La sua prima lettera esprimeva l’eccitazione di aver trovato un mezzo che creava solidarietà con altre donne. Tre mesi dopo, nella sua seconda lettera, spiegava come la solidarietà delle donne, che le faceva capire che non si trovava in una situazione impossibile, l’aveva aiutata a superare le sue paure.

Nella sua terza lettera diceva che si era data da fare per costruirsi una nuova vita con i figli e aveva trovato un lavoro; stavolta parlava dei problemi delle donne lavoratrici. Nella sua quarta lettera criticava la violenza pubblica subita delle donne per il loro abbigliamento e invitava tutte le donne a opporsi a quell’aggressione sociale.

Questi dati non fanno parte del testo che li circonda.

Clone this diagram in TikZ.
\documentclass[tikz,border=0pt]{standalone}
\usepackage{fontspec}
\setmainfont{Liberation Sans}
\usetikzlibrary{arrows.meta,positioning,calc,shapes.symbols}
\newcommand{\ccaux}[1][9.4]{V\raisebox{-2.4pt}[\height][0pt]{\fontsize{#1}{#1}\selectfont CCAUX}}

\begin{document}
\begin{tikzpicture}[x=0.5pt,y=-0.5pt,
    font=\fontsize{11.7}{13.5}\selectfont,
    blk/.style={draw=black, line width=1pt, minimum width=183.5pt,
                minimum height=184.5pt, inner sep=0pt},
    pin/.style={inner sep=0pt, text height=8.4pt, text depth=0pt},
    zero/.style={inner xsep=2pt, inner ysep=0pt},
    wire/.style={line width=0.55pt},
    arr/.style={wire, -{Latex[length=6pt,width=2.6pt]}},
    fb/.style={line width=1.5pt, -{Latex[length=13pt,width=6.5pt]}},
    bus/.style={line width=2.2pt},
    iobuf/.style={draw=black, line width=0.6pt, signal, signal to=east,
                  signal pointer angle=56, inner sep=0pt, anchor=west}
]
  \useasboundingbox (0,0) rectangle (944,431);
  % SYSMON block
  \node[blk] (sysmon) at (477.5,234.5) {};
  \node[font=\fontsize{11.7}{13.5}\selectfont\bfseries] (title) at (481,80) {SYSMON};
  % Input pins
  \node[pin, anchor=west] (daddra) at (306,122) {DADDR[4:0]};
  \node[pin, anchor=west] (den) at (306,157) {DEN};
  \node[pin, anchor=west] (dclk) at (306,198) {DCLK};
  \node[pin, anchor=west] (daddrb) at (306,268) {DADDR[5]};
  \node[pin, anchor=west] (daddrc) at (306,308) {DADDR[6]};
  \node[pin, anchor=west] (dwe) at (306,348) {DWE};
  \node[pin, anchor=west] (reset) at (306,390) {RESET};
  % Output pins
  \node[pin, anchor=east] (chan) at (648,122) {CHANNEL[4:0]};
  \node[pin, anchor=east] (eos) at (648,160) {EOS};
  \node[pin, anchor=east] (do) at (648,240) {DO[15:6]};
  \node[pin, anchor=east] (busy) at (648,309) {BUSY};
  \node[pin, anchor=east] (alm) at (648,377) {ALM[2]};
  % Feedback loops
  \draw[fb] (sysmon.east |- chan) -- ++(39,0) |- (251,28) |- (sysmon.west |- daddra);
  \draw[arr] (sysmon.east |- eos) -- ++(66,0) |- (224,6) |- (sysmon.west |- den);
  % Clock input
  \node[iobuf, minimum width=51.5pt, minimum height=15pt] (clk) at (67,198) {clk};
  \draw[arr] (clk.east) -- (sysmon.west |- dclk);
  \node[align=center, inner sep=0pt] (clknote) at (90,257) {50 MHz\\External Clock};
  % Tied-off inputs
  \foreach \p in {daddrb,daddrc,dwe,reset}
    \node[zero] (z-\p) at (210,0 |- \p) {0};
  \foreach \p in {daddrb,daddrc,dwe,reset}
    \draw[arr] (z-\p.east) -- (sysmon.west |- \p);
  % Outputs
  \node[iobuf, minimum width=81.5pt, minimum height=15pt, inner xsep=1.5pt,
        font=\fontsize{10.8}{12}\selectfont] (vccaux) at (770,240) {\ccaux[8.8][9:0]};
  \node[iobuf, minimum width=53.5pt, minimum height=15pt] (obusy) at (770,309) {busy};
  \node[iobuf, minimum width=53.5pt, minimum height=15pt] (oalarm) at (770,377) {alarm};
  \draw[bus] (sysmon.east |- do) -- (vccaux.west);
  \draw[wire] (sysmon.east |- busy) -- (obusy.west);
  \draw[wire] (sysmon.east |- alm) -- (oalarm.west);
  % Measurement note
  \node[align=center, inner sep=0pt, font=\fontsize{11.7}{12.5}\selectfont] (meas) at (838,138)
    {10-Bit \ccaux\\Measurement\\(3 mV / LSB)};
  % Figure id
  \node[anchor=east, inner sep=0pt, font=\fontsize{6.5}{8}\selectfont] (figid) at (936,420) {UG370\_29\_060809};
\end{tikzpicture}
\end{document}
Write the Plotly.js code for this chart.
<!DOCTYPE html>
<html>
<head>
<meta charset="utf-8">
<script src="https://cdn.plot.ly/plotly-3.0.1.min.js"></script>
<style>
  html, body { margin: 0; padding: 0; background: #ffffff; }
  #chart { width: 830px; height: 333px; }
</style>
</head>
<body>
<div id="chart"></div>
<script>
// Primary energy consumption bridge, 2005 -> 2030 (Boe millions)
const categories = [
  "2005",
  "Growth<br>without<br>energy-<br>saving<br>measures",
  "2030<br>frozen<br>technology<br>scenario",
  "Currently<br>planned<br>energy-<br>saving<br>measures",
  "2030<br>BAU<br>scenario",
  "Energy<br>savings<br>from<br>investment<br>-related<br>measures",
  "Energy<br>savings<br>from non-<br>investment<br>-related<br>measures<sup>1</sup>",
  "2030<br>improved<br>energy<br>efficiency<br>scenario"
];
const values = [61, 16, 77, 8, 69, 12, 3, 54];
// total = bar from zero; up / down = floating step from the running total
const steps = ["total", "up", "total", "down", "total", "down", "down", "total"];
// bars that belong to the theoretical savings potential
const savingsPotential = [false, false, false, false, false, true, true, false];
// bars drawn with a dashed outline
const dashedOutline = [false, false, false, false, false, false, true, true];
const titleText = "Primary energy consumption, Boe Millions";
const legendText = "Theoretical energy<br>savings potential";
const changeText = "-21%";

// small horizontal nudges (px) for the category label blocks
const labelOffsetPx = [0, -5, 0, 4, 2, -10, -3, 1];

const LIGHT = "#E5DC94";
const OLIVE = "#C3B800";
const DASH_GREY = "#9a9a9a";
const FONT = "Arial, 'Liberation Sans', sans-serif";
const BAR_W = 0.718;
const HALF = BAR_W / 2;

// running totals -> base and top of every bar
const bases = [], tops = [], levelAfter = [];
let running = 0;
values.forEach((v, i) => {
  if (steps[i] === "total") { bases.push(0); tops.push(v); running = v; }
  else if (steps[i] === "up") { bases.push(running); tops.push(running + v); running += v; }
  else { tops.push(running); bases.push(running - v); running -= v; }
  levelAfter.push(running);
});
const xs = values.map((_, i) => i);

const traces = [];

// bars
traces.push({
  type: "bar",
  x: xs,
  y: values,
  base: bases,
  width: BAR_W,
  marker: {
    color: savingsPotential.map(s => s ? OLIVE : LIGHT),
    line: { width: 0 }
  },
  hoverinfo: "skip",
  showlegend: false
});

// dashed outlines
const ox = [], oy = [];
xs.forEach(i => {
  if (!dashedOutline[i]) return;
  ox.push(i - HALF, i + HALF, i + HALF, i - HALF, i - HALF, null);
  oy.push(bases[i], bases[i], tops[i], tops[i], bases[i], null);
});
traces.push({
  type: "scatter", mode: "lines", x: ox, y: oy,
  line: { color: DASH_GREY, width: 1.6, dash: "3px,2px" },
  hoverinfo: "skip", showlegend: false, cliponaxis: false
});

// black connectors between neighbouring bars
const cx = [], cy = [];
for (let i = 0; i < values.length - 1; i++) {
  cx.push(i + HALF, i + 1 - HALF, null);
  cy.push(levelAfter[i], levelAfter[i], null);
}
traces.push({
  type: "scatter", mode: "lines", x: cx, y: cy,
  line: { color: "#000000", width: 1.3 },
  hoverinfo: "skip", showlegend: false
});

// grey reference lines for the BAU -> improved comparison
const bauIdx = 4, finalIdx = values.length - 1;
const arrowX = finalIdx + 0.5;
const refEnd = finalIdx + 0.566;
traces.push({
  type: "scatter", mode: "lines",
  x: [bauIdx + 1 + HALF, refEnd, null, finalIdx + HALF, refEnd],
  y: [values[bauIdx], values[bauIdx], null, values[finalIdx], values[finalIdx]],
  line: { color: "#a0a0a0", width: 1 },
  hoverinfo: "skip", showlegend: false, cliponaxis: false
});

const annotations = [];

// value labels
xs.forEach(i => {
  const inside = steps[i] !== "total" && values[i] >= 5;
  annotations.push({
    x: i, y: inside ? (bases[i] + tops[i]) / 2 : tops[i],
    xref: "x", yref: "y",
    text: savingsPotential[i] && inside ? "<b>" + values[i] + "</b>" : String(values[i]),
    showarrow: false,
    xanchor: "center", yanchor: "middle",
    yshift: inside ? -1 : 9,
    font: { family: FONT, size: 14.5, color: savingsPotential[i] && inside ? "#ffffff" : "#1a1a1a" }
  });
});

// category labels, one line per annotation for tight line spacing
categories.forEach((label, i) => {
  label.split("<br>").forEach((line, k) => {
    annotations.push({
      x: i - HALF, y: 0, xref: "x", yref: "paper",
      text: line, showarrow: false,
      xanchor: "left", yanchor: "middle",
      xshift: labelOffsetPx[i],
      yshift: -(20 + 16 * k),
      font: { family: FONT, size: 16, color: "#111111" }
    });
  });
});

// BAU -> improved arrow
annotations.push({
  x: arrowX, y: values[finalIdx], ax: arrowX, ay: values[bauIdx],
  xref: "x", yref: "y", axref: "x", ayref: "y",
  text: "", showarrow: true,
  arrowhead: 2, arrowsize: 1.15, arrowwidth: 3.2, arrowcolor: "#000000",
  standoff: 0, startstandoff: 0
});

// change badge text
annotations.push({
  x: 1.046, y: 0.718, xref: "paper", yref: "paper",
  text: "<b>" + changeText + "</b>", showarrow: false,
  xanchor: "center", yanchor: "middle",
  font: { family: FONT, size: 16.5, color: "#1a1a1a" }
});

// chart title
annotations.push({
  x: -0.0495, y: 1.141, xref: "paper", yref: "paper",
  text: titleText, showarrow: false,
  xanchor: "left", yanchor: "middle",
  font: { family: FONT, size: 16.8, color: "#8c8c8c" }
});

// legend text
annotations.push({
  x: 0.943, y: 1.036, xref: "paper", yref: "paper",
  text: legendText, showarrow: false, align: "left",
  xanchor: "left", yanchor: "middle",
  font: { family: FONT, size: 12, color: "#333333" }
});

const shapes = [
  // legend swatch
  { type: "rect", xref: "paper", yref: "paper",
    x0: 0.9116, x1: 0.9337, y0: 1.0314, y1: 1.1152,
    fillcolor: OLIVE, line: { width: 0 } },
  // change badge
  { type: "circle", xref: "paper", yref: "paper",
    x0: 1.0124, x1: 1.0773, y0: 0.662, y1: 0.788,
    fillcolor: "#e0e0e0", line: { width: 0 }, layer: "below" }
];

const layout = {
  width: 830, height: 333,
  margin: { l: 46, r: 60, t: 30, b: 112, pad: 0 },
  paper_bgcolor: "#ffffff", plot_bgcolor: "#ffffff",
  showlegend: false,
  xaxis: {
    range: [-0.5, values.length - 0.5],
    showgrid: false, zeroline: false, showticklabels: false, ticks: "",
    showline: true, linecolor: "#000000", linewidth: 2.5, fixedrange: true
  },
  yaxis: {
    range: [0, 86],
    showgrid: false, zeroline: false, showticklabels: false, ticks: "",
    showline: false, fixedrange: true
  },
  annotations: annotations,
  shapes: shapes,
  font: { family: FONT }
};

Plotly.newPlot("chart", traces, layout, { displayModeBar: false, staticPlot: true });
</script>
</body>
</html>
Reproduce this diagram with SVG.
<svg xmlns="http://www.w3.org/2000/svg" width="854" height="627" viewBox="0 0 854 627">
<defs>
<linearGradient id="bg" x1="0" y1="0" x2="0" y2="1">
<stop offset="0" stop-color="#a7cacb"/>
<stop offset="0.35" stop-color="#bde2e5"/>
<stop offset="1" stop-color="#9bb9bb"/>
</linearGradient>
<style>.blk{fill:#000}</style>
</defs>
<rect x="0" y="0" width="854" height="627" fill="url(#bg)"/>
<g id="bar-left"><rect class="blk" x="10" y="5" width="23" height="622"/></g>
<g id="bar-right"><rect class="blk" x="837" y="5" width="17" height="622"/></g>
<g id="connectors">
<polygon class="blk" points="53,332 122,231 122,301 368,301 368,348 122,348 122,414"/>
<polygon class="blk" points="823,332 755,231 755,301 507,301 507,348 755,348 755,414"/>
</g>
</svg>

“Volevamo avere un mezzo in cui poter dire la nostra sulle esperienze quotidiane delle donne, in particolare le donne musulmane, la nostra sensibilità per le questioni sociali, i nostri interessi, curiosità, problemi, speranze, preoccupazioni e lotte”, ha detto il blog femminista “Reçel” [“Marmellata”]. In quanto blog interessato alle donne musulmane, ma non limitato a loro, e come mezzo che usa la metodologia femminista, “Reçel” pubblica contributi che riguardano tutti gli aspetti della vita quotidiana delle donne, dalle famiglie, i matrimoni, i divorzi e l’infanzia ai viaggi e alla sessualità.

In un’intervista dello scorso anno i fondatori del blog Feyza Akınerdem e Rümeysa Çamdereli hanno dichiarato che l’agenda del blog è stata decisa dai collaboratori stessi. “Abbiamo favorito l’emergere di questioni non determinate dalla macro politica, o dalla politica dell’identità in senso generico o da qualsiasi altra tendenza politica scritta a lettere maiuscole”, ha detto Akınerdem, sociologo.

Çamdereli ha detto che le donne musulmane erano percepite come un gruppo omogeneo, con esperienze e gusti uguali per tutte, mentre in realtà vivevano vite molto diverse. “Non c’è un’immagine unica, un’unica identità. Penso che “Reçel” abbia il merito di aver fornito uno spazio per far vedere tutte queste diversità “.